Sometimes when you just want a break from It All, it helps to wonder: Just how did these guys make it through life with their limbs and sanity intact? When you’re a mom of two little children, you’re always on the hunt for something that keeps you sane, keeps you on a safe place, keeps you satisfied. In fact, even if you’re life is just bland at the moment, you’re probably still hunting for something more — cause aren’t we all?

It’s in Psalms I see David praising God for rescuing him, which, if you’ve read Psalms, is not so surprising. David’s an interesting character because even if he’s a holy guy, he seems to be a lot like me. He’s always finding himself in some kind of mess. He’s always asking for help.

During one particularly tired and weary moment when I felt caught again in my very ordinary stuff, I am searching for something that affirms I’m stronger than the tide of my own weakness— and find myself stumbling on a detail I can’t quite get — in Psalm 18.

Psalm 18 has some of the most vivid language used to depict one particular event when the Lord saved David and I’ve read it often, always noticing David mentioning “the cleanness of his hands” and being “blameless before him” and being rewarded according to “his righteousness” — things that always make me check to see if I’m measuring up.

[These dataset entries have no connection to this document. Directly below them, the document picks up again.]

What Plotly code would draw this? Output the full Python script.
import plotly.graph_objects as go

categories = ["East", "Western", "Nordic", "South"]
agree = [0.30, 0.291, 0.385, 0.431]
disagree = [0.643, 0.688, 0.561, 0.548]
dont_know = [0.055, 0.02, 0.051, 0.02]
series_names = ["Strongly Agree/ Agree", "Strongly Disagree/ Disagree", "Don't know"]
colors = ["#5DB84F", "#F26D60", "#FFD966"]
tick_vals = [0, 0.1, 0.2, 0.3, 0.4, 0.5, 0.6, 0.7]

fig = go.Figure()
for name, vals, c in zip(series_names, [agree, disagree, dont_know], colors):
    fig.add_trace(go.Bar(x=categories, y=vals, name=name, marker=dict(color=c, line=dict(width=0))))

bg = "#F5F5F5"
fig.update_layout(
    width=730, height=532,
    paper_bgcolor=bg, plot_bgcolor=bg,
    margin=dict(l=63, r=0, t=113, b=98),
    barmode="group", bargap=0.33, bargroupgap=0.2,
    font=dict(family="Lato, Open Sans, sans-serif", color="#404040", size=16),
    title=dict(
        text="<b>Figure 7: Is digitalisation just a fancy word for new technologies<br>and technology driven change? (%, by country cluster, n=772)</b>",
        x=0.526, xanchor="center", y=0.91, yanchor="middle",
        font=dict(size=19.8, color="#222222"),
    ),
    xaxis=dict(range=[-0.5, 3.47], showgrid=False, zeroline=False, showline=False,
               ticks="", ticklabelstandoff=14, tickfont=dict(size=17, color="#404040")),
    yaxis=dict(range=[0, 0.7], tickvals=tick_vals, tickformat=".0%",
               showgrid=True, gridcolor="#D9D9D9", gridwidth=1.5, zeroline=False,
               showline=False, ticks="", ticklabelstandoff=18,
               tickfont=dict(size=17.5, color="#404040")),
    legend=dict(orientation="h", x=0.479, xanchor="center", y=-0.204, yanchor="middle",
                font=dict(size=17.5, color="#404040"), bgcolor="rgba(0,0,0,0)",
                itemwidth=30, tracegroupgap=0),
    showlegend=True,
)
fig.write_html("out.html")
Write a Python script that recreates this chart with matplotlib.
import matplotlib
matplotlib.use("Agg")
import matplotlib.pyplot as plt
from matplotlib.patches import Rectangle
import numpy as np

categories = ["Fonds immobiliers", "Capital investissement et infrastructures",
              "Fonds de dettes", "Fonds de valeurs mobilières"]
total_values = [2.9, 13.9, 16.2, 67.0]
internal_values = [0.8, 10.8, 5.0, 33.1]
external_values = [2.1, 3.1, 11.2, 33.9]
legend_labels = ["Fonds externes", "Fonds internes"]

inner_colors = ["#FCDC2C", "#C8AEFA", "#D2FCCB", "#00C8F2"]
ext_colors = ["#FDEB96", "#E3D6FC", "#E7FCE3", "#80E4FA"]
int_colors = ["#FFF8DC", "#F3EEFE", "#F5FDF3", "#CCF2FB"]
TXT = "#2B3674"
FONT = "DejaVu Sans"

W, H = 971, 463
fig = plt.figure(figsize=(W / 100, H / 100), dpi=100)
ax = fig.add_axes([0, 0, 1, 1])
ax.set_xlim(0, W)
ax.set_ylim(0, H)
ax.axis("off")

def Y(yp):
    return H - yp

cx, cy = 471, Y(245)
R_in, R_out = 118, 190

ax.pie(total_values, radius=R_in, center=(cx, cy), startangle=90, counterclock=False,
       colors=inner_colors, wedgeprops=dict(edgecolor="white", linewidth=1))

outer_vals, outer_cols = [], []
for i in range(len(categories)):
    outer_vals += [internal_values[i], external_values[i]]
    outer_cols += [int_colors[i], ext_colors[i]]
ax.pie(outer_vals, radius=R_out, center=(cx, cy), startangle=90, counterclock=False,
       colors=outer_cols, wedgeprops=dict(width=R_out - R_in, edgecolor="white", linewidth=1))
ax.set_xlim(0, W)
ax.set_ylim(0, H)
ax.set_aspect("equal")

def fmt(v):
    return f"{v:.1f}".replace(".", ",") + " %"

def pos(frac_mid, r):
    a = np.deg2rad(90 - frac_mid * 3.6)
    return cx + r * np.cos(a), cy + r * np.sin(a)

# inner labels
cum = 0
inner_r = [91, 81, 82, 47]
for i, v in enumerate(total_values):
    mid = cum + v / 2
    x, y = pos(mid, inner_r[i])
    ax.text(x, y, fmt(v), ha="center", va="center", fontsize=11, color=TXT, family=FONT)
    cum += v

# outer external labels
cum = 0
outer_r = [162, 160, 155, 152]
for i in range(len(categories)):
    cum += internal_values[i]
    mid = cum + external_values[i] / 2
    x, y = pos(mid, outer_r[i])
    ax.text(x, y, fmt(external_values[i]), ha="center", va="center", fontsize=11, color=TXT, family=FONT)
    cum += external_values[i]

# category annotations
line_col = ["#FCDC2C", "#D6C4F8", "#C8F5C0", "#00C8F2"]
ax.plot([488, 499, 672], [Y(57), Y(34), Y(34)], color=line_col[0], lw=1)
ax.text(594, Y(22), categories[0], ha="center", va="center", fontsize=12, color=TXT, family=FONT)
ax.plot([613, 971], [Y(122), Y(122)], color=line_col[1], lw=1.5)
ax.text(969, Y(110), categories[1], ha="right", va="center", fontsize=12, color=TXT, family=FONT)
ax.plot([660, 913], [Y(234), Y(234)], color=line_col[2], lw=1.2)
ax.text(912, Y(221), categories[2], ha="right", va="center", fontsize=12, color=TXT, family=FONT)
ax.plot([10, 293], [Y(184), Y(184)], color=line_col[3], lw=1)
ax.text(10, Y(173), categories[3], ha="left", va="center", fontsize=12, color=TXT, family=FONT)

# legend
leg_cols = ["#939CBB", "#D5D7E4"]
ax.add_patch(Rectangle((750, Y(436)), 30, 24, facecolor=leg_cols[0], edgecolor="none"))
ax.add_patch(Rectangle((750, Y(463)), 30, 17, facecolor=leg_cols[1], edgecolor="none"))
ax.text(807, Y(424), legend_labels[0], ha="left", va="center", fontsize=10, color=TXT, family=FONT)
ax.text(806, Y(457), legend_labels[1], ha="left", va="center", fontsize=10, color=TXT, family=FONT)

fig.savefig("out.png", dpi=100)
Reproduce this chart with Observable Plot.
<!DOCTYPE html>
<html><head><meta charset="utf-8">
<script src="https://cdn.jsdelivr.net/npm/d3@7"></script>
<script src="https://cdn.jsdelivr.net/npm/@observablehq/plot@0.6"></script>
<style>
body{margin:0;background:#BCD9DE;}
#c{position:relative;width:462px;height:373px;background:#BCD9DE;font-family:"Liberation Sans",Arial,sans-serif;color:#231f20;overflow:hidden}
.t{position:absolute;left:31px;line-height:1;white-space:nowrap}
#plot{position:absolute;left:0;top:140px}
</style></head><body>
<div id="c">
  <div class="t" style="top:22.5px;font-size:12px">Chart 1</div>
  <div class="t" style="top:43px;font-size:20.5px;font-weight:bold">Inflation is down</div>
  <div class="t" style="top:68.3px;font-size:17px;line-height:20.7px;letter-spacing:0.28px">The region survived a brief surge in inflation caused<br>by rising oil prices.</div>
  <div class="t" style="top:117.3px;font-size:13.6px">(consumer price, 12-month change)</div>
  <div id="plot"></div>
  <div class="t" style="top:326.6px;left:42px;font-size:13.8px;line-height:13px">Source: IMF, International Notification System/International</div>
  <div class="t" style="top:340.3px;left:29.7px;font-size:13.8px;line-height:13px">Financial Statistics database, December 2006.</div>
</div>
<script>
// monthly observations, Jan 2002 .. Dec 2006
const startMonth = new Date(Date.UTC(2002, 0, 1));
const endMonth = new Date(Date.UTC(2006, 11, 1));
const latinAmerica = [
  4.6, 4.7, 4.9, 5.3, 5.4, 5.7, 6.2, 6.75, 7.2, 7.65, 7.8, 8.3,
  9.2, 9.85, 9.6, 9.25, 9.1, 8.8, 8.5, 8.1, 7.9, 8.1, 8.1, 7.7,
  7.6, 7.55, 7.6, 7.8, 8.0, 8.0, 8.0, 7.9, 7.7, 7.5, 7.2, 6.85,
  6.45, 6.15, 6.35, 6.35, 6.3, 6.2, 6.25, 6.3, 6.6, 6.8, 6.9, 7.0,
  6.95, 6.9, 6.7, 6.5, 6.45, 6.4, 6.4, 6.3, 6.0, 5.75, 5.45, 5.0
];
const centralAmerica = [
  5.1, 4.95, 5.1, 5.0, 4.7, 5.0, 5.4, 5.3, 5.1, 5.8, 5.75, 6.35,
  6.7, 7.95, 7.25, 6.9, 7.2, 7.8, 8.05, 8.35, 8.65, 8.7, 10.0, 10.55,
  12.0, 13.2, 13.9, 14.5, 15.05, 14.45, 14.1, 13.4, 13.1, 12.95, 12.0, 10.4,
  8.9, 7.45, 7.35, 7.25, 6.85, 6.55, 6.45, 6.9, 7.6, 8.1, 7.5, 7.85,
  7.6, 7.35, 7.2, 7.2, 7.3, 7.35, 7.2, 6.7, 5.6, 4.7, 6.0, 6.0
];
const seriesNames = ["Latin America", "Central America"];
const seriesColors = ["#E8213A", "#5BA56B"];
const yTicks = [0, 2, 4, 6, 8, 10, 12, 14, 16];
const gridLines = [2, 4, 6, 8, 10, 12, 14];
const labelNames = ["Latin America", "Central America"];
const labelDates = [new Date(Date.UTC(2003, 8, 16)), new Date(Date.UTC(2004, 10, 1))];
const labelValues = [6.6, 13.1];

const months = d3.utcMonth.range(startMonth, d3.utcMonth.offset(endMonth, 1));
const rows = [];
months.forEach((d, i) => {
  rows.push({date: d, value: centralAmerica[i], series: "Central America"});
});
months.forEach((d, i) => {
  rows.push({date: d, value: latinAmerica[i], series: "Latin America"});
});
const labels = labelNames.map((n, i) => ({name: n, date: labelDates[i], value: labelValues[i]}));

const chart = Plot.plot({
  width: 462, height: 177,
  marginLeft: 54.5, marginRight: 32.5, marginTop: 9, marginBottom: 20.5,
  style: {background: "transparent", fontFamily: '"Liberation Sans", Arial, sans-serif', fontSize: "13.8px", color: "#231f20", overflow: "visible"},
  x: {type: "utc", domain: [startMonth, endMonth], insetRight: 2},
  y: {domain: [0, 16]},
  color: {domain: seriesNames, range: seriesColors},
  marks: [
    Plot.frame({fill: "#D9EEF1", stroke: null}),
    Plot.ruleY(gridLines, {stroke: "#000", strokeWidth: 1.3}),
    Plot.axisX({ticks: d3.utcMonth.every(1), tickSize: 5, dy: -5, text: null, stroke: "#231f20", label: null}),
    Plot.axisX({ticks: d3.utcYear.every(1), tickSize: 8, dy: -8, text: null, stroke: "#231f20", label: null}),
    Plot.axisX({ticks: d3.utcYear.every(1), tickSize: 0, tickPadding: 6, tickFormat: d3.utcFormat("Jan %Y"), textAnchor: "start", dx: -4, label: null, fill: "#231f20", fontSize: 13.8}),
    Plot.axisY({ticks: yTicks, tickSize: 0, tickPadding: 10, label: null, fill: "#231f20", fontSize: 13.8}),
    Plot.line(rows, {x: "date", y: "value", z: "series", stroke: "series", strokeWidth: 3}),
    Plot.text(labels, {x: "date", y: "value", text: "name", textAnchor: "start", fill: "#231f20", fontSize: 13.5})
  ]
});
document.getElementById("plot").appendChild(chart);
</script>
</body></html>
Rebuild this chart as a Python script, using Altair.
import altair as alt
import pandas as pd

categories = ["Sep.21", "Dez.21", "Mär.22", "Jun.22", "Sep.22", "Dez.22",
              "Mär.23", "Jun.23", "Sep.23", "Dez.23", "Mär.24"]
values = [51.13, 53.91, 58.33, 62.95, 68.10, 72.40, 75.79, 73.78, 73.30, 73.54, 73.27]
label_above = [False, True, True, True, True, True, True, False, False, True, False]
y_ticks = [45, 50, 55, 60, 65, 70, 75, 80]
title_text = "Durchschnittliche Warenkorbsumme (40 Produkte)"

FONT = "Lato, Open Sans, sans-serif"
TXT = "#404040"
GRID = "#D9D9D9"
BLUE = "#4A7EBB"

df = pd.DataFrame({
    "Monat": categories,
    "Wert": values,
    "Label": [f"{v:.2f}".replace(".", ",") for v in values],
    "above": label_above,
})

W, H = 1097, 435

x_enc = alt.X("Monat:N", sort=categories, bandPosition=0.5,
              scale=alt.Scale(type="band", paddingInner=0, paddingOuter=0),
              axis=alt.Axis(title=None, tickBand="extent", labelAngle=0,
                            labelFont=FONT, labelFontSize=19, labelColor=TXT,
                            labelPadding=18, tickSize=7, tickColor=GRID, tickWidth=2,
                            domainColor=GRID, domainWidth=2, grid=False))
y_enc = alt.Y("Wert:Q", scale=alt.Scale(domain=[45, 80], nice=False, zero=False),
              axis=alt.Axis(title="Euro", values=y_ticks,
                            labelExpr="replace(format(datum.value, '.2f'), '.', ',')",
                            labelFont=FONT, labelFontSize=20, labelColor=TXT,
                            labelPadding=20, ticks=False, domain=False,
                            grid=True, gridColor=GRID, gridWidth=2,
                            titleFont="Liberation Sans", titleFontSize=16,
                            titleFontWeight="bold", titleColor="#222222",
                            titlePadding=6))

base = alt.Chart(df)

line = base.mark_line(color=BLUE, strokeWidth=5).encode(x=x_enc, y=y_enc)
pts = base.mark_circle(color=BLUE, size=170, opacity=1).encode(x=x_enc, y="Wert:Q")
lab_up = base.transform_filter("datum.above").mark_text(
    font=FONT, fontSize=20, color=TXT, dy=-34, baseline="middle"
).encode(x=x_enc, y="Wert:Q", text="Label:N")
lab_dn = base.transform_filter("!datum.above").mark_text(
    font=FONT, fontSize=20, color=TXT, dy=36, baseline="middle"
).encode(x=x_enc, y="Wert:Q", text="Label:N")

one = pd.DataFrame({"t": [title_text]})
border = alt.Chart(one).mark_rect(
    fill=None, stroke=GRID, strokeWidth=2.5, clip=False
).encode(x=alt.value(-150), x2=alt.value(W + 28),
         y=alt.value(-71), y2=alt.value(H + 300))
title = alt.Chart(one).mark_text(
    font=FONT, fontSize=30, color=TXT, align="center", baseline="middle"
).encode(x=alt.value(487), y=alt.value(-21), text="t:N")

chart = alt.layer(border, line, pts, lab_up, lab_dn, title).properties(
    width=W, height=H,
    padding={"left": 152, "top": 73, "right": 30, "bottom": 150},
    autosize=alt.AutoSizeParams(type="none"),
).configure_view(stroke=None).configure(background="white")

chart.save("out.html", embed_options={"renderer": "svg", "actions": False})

What I hadn’t noticed before was this one small part: “He brought me out into the open; He rescued me because he delighted in me.” (Psalm 18:9) It’s the small detail that makes the whole fight against should and shouldn’t a total game changer. Because I know what I should and shouldn’t do. You probably do too. But what I don’t know is what it’s like to be rescued from that cycle — because I’m delighted in. 

I don’t know if you have people in your life who love you and support you, but even the best people can still drive you crazy at times. At least, they do for me. I half suspect they’d really like it if I changed a few more things, got my act a little more together, fixed up some of the messier aspects of myself. And to be honest, I do the same thing to them. So even the best relationships can’t give me what David is talking about in the Psalms. In fact, what makes the people in my life stand in stark contrast to this situation so interesting is how David describes things about God, saying things like “Your right hand upholds me, your gentleness exalts me.” Psalm 18:35

When I look at the Psalms, I wonder if the guy who wrote most of them and was confronted for things like adultery and murder by God’s own prophet repents not because he “should.” Sometimes, when you read of the account of people in the Bible heading back to God, I wonder if it’s because they have found that beyond all they are and aren’t — they are delighted in.

Sometimes when I find myself pulled out of the wreckage of myself again by a force I worry I’ve disappointed with my messiness, I find myself considering the God that David describes in this Psalms, eyes wondering if in this age where all the answers lie at the tip of our fingertips and we can talk to people anytime we want, how many of us know what it’s like to be rescued — because we’re delighted in?